Conflicts and Crisis in the Faculties: The Humanities in an Age of Identity

by Rosalind Morris October 2017

Social Research: The Future of Scholarly Knowledge

And this is part of their self-identity. To say that the Humanities1 are constitutively in crisis is to imply, via the reading that has come to us from Reinhart Kosseleck, that their fundamental task is historical, in the sense that they entail the transmission of forms and values across time, and in the sense that time is a source of value for that which is transmitted. That relative value underwrites the authority of the statements made within their domain. It also assumes that humanistic knowledge—the forms of knowledge that are generally counterposed to scientific knowledge—is narrative (Lyotard [1979] 1984, 7).

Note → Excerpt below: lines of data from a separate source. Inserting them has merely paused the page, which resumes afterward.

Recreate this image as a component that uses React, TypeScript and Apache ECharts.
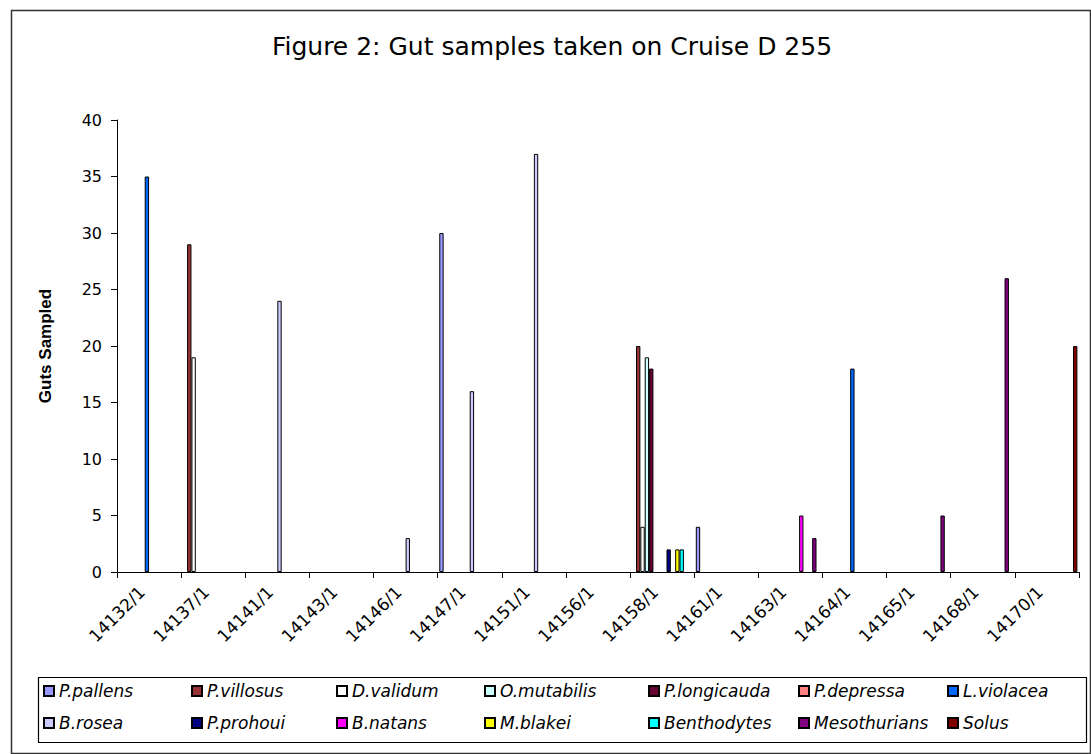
import React, { useEffect, useRef } from "react";
import * as echarts from "echarts";

const categories = [
  "14132/1", "14137/1", "14141/1", "14143/1", "14146/1", "14147/1", "14151/1", "14156/1",
  "14158/1", "14161/1", "14163/1", "14164/1", "14165/1", "14168/1", "14170/1",
];

const seriesNames = [
  "P.pallens", "P.villosus", "D.validum", "O.mutabilis", "P.longicauda", "P.depressa", "L.violacea",
  "B.rosea", "P.prohoui", "B.natans", "M.blakei", "Benthodytes", "Mesothurians", "Solus",
];

const seriesColors = [
  "#9999FF", "#993333", "#FFFFFF", "#CCFFFF", "#660033", "#FF8080", "#0066FF",
  "#CCCCFF", "#000080", "#FF00FF", "#FFFF00", "#00FFFF", "#800080", "#800000",
];

const _ = null;
const pPallens = [_, _, _, _, _, 30, _, _, _, 4, _, _, _, _, _];
const pVillosus = [_, 29, _, _, _, _, _, _, 20, _, _, _, _, _, _];
const dValidum = [_, 19, _, _, _, _, _, _, 4, _, _, _, _, _, _];
const oMutabilis = [_, _, _, _, _, _, _, _, 19, _, _, _, _, _, _];
const pLongicauda = [_, _, _, _, _, _, _, _, 18, _, _, _, _, _, _];
const pDepressa = [_, _, _, _, _, _, _, _, _, _, _, _, _, _, _];
const lViolacea = [35, _, _, _, _, _, _, _, _, _, _, 18, _, _, _];
const bRosea = [_, _, 24, _, 3, 16, 37, _, _, _, _, _, _, _, _];
const pProhoui = [_, _, _, _, _, _, _, _, 2, _, _, _, _, _, _];
const bNatans = [_, _, _, _, _, _, _, _, _, _, 5, _, _, _, _];
const mBlakei = [_, _, _, _, _, _, _, _, 2, _, _, _, _, _, _];
const benthodytes = [_, _, _, _, _, _, _, _, 2, _, _, _, _, _, _];
const mesothurians = [_, _, _, _, _, _, _, _, _, _, 3, _, 5, 26, _];
const solus = [_, _, _, _, _, _, _, _, _, _, _, _, _, _, 20];

const seriesValues = [
  pPallens, pVillosus, dValidum, oMutabilis, pLongicauda, pDepressa, lViolacea,
  bRosea, pProhoui, bNatans, mBlakei, benthodytes, mesothurians, solus,
];

const yTicks = [0, 5, 10, 15, 20, 25, 30, 35, 40];

const legendCols = [43, 191, 336, 484, 648, 798, 947];
const legendRows = [682, 714];

export default function App() {
  const ref = useRef<HTMLDivElement>(null);

  useEffect(() => {
    if (!ref.current) return;
    const chart = echarts.init(ref.current, null, { renderer: "svg" });
    const font = "DejaVu Sans";

    const legends = seriesNames.map((name, i) => ({
      data: [name],
      left: legendCols[i % 7],
      top: legendRows[Math.floor(i / 7)],
      orient: "horizontal",
      icon: "rect",
      itemWidth: 10,
      itemHeight: 10,
      padding: 0,
      selectedMode: false,
      textStyle: {
        fontFamily: font,
        fontStyle: "italic",
        fontSize: 17,
        color: "#000",
        lineHeight: 18,
      },
    }));

    chart.setOption({
      animation: false,
      backgroundColor: "#fff",
      graphic: [
        {
          type: "rect",
          left: 9,
          top: 8,
          shape: { width: 1079, height: 743 },
          style: { fill: "none", stroke: "#333", lineWidth: 1.5 },
          silent: true,
        },
        {
          type: "rect",
          left: 36,
          top: 675,
          shape: { width: 1048, height: 65 },
          style: { fill: "none", stroke: "#000", lineWidth: 1.2 },
          silent: true,
        },
        {
          type: "text",
          x: 552,
          y: 46,
          style: {
            text: "Figure 2: Gut samples taken on Cruise D 255",
            fontFamily: font,
            fontSize: 25,
            fill: "#000",
            align: "center",
            verticalAlign: "middle",
          },
        },
      ],
      legend: legends,
      grid: { left: 117, right: 12, top: 120, bottom: 182 },
      xAxis: {
        type: "category",
        data: categories,
        boundaryGap: true,
        axisLine: { show: true, lineStyle: { color: "#000", width: 1 } },
        axisTick: { show: true, length: 6, lineStyle: { color: "#000" }, interval: 0 },
        axisLabel: {
          interval: 0,
          rotate: 45,
          margin: 10,
          padding: [0, 10, 0, 0],
          fontFamily: font,
          fontSize: 17,
          color: "#000",
        },
        splitLine: { show: false },
      },
      yAxis: {
        type: "value",
        min: yTicks[0],
        max: yTicks[yTicks.length - 1],
        interval: 5,
        name: "Guts Sampled",
        nameLocation: "middle",
        nameRotate: 90,
        nameGap: 63,
        nameTextStyle: {
          fontFamily: "Liberation Sans",
          fontWeight: "bold",
          fontSize: 17,
          color: "#000",
        },
        axisLine: { show: true, lineStyle: { color: "#000", width: 1 } },
        axisTick: { show: true, length: 6, lineStyle: { color: "#000" } },
        axisLabel: {
          margin: 15,
          fontFamily: font,
          fontSize: 16,
          color: "#000",
        },
        splitLine: { show: false },
      },
      series: seriesNames.map((name, i) => ({
        name,
        type: "bar",
        data: seriesValues[i],
        barGap: "0%",
        barCategoryGap: "5%",
        itemStyle: {
          color: seriesColors[i],
          borderColor: "#000",
          borderWidth: 1,
        },
        emphasis: { disabled: true },
      })),
    });

    return () => chart.dispose();
  }, []);

  return (
    <div
      ref={ref}
      style={{ position: "absolute", left: 0, top: 0, width: 1091, height: 754, background: "#fff" }}
    />
  );
}
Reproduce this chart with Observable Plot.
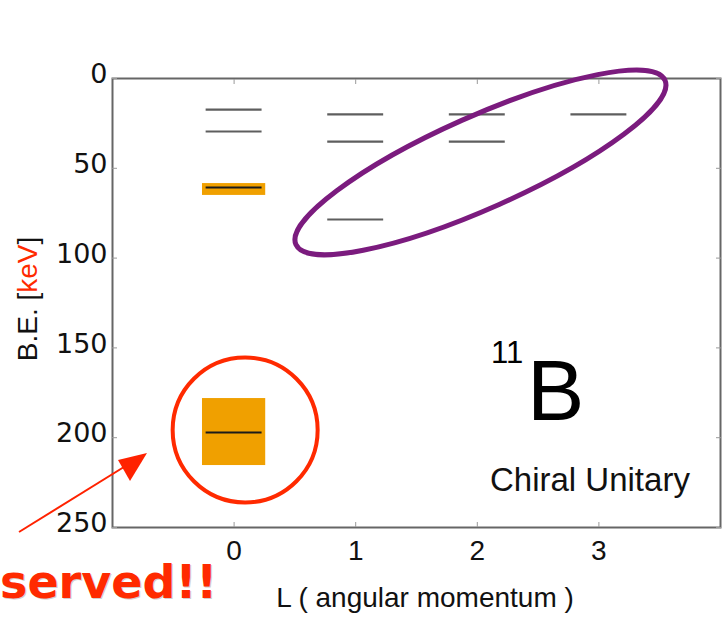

The question implicitly posed by the “Future of Scholarly Knowledge” conference at which this paper was presented is whether the crisis afflicting the Humanities in the new millennium is fundamentally different from those that characterized the previous century or, indeed, the period we may designate as Enlightenment modernity: the era of the university modeled on Humboldt’s proposal for the University of Berlin. This question is not merely academic, although it pertains to the institution of the university: its status, its function, its role in the shifting organization of social and political authority, and its contributions to culture. As Lyotard stated in 1979, “it is impossible to know what the state of knowledge is … without knowing something of the society within which it is situated” (13).